在运行自动模板生成之前，请确保已经使用 graphrag.index --init 命令初始化工作空间。这将创建必要的配置文件和默认提示。

用法

使用各种选项从命令行运行主脚本：

python -m graphrag.prompt_tune [--root ROOT] [--domain DOMAIN][--method METHOD] [--limit LIMIT] [--max-tokens MAX_TOKENS] [--chunk-size CHUNK_SIZE] [--no-entity-types] [--output OUTPUT]

命令行选项

--root（可选）：包含配置文件（YML、JSON 或 .env）的数据项目根目录。默认为当前目录。

--domain（可选）：与您的输入数据相关的领域，如“太空科学”、“微生物学”或“环境新闻”。如果留空，将从输入数据中推断领域。

--method（可选）：选择文档的方法。选项包括 all、random 或 top。默认为 random。

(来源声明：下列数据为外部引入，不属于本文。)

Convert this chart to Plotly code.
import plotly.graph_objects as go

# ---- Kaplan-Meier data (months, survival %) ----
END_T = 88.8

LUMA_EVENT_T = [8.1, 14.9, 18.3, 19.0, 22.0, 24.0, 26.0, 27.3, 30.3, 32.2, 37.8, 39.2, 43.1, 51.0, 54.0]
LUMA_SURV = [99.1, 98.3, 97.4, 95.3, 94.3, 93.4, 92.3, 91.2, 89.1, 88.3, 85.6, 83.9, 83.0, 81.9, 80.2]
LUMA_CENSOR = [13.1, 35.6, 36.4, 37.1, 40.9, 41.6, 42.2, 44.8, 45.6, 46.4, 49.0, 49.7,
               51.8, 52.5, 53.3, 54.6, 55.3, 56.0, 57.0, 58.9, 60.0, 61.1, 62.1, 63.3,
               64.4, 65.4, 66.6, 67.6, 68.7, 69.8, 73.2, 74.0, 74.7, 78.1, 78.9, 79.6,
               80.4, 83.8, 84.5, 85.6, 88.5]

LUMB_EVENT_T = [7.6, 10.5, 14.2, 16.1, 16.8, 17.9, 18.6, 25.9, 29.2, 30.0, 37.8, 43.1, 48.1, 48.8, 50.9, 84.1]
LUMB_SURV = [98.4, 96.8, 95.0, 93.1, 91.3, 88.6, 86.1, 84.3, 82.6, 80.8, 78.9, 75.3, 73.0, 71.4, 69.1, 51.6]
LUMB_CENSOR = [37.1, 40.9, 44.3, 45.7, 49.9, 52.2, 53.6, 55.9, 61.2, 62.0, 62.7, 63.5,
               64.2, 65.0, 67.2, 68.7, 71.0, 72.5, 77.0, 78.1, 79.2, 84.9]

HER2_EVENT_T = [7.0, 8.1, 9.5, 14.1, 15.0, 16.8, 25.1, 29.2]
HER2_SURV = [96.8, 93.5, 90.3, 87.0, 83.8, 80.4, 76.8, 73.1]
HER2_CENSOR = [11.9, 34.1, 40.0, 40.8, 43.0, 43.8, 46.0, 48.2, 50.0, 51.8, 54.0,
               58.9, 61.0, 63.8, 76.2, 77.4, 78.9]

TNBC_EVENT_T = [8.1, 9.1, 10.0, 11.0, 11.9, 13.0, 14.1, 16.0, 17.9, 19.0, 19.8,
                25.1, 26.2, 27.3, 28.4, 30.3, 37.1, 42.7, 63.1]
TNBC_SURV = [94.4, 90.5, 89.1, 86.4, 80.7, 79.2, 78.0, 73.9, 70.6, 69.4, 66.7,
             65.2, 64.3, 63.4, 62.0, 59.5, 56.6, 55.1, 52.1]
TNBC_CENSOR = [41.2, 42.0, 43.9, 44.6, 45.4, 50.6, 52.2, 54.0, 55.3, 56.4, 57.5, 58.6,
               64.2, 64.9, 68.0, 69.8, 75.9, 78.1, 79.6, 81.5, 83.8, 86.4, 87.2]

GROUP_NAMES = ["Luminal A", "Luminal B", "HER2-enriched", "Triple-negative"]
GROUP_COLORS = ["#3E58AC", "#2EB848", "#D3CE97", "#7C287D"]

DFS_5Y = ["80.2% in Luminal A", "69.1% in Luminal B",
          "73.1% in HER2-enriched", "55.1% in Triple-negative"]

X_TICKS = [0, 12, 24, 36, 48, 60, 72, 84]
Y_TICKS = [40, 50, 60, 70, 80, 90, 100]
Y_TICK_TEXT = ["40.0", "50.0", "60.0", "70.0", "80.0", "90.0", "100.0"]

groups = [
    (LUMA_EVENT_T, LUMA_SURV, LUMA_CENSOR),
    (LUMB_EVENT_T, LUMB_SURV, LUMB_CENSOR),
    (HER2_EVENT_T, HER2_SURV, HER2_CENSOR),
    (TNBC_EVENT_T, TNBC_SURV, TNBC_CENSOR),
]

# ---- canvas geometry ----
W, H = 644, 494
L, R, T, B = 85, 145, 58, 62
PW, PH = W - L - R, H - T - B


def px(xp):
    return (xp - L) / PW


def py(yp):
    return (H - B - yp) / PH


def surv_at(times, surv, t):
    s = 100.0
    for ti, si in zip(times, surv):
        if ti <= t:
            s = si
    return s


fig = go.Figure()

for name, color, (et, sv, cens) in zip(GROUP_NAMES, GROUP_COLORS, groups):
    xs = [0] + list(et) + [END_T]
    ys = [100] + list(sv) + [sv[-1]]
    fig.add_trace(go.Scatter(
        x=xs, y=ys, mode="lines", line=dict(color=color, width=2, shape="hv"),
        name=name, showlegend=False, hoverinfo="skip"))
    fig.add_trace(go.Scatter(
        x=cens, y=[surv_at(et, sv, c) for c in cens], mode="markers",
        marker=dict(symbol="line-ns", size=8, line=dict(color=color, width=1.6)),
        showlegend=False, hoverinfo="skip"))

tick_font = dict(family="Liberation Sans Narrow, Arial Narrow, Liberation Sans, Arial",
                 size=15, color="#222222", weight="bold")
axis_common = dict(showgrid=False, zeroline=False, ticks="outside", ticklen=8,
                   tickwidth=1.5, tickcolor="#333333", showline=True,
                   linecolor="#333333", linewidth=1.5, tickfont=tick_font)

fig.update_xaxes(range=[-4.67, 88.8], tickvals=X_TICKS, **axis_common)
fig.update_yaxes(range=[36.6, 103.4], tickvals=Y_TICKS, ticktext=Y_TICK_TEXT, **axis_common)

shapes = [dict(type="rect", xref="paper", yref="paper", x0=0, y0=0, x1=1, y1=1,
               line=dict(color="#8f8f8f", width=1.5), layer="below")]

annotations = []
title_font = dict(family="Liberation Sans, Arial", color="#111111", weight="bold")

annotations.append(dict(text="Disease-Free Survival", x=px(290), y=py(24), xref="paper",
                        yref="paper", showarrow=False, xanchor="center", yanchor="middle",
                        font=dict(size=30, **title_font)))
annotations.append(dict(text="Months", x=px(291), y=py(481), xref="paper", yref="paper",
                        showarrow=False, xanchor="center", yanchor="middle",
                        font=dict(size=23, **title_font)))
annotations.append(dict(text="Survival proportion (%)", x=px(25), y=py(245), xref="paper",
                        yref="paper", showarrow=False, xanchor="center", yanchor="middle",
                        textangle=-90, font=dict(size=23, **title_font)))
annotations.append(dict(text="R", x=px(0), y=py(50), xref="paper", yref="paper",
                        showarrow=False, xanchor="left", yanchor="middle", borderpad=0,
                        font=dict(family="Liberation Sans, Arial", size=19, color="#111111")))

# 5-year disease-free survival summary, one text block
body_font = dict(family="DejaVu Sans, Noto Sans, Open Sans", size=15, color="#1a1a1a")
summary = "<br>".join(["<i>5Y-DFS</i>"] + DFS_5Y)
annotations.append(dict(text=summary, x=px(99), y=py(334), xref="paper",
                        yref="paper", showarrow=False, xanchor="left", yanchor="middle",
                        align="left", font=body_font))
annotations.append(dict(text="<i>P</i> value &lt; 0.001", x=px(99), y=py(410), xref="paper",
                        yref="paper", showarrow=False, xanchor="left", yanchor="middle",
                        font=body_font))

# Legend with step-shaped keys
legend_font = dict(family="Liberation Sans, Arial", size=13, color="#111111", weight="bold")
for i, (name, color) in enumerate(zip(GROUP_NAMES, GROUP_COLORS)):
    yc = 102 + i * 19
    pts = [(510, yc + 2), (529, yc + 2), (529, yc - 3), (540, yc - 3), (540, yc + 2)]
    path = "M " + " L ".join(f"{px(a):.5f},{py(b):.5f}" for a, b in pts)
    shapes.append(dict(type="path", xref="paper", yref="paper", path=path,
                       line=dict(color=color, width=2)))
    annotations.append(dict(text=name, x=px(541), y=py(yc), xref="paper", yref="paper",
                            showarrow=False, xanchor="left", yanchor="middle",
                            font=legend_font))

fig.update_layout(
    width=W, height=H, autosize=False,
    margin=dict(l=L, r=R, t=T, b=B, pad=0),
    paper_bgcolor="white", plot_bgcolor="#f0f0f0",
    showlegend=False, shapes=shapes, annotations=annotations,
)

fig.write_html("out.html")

--limit（可选）：使用随机或 top 选择时加载的文本单元限制。默认为 15。

--max-tokens（可选）：生成提示的最大令牌计数。默认为 2000。

--chunk-size（可选）：用于从输入文档生成文本单元的令牌大小。默认为 200。

--no-entity-types（可选）：使用未类型化实体提取生成。当您的数据涵盖许多主题或其高度随机化时，我们建议使用此选项。

--output（可选）：保存生成提示的文件夹。默认为 "prompts"。

6.总结

GraphRAG索引引擎的提示调优功能为用户提供了快速、简便的方法来优化和定制他们的查询体验。通过一系列预设的提示和自动化工具，用户可以高效地执行复杂的文本分析任务，无需深入的系统配置知识。